__SOURCE DATA__.
+++
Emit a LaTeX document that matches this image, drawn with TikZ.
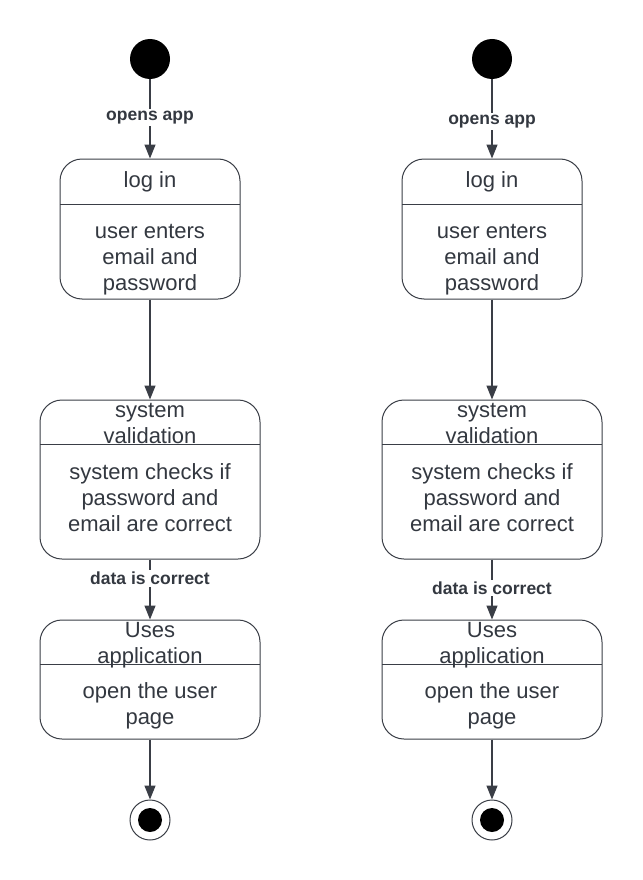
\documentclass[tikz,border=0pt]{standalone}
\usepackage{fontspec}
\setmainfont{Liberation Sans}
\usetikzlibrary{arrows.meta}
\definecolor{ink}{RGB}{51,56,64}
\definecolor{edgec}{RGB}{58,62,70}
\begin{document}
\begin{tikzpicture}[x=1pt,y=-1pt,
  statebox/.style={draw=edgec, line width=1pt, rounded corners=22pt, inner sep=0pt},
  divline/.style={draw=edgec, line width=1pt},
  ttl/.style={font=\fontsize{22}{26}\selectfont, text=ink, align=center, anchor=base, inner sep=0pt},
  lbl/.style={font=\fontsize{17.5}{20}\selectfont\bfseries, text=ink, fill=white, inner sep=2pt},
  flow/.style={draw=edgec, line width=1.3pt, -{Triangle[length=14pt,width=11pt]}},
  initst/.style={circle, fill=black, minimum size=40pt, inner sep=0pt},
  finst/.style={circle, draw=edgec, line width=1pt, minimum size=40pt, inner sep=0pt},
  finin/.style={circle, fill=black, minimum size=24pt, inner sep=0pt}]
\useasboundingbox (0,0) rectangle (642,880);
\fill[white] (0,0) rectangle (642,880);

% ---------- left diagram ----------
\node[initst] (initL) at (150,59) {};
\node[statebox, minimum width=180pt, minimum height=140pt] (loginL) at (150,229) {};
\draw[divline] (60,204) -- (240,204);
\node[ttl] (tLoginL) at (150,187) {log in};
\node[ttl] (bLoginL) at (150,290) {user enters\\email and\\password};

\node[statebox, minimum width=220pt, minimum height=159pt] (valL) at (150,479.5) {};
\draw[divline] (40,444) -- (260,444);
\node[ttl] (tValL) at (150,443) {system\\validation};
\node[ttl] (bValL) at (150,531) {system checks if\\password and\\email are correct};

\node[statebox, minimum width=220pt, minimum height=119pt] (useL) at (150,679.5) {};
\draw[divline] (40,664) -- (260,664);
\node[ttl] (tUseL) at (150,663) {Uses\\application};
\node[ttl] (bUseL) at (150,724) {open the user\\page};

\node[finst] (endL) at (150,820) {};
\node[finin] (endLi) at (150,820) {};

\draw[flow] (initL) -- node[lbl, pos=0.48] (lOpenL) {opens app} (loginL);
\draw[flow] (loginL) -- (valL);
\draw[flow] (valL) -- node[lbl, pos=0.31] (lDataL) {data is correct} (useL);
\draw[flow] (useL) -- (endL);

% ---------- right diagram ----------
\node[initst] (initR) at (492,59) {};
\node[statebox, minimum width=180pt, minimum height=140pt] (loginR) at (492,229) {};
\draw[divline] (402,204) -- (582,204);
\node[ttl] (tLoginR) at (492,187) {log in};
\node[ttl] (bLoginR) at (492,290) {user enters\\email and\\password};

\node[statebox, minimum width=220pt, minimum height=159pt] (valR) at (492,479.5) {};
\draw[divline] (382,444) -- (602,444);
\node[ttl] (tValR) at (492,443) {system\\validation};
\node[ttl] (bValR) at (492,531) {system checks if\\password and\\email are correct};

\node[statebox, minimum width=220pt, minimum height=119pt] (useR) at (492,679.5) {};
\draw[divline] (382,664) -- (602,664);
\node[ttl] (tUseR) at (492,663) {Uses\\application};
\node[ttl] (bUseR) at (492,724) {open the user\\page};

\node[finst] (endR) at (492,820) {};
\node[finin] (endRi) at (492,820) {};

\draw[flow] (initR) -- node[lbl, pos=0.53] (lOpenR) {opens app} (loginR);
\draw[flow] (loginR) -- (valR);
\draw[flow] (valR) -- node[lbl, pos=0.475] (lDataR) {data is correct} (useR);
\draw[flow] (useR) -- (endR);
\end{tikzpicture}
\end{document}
+++
__EXERCISE DIRECTIONS__. Repeat the material above verbatim, with no pictures in the output.

__PROBLEM SOLUTION__.
Emit a LaTeX document that matches this image, drawn with TikZ.
\documentclass[tikz,border=0pt]{standalone}
\usepackage{fontspec}
\setmainfont{Liberation Sans}
\usetikzlibrary{arrows.meta}
\definecolor{ink}{RGB}{51,56,64}
\definecolor{edgec}{RGB}{58,62,70}
\begin{document}
\begin{tikzpicture}[x=1pt,y=-1pt,
  statebox/.style={draw=edgec, line width=1pt, rounded corners=22pt, inner sep=0pt},
  divline/.style={draw=edgec, line width=1pt},
  ttl/.style={font=\fontsize{22}{26}\selectfont, text=ink, align=center, anchor=base, inner sep=0pt},
  lbl/.style={font=\fontsize{17.5}{20}\selectfont\bfseries, text=ink, fill=white, inner sep=2pt},
  flow/.style={draw=edgec, line width=1.3pt, -{Triangle[length=14pt,width=11pt]}},
  initst/.style={circle, fill=black, minimum size=40pt, inner sep=0pt},
  finst/.style={circle, draw=edgec, line width=1pt, minimum size=40pt, inner sep=0pt},
  finin/.style={circle, fill=black, minimum size=24pt, inner sep=0pt}]
\useasboundingbox (0,0) rectangle (642,880);
\fill[white] (0,0) rectangle (642,880);

% ---------- left diagram ----------
\node[initst] (initL) at (150,59) {};
\node[statebox, minimum width=180pt, minimum height=140pt] (loginL) at (150,229) {};
\draw[divline] (60,204) -- (240,204);
\node[ttl] (tLoginL) at (150,187) {log in};
\node[ttl] (bLoginL) at (150,290) {user enters\\email and\\password};

\node[statebox, minimum width=220pt, minimum height=159pt] (valL) at (150,479.5) {};
\draw[divline] (40,444) -- (260,444);
\node[ttl] (tValL) at (150,443) {system\\validation};
\node[ttl] (bValL) at (150,531) {system checks if\\password and\\email are correct};

\node[statebox, minimum width=220pt, minimum height=119pt] (useL) at (150,679.5) {};
\draw[divline] (40,664) -- (260,664);
\node[ttl] (tUseL) at (150,663) {Uses\\application};
\node[ttl] (bUseL) at (150,724) {open the user\\page};

\node[finst] (endL) at (150,820) {};
\node[finin] (endLi) at (150,820) {};

\draw[flow] (initL) -- node[lbl, pos=0.48] (lOpenL) {opens app} (loginL);
\draw[flow] (loginL) -- (valL);
\draw[flow] (valL) -- node[lbl, pos=0.31] (lDataL) {data is correct} (useL);
\draw[flow] (useL) -- (endL);

% ---------- right diagram ----------
\node[initst] (initR) at (492,59) {};
\node[statebox, minimum width=180pt, minimum height=140pt] (loginR) at (492,229) {};
\draw[divline] (402,204) -- (582,204);
\node[ttl] (tLoginR) at (492,187) {log in};
\node[ttl] (bLoginR) at (492,290) {user enters\\email and\\password};

\node[statebox, minimum width=220pt, minimum height=159pt] (valR) at (492,479.5) {};
\draw[divline] (382,444) -- (602,444);
\node[ttl] (tValR) at (492,443) {system\\validation};
\node[ttl] (bValR) at (492,531) {system checks if\\password and\\email are correct};

\node[statebox, minimum width=220pt, minimum height=119pt] (useR) at (492,679.5) {};
\draw[divline] (382,664) -- (602,664);
\node[ttl] (tUseR) at (492,663) {Uses\\application};
\node[ttl] (bUseR) at (492,724) {open the user\\page};

\node[finst] (endR) at (492,820) {};
\node[finin] (endRi) at (492,820) {};

\draw[flow] (initR) -- node[lbl, pos=0.53] (lOpenR) {opens app} (loginR);
\draw[flow] (loginR) -- (valR);
\draw[flow] (valR) -- node[lbl, pos=0.475] (lDataR) {data is correct} (useR);
\draw[flow] (useR) -- (endR);
\end{tikzpicture}
\end{document}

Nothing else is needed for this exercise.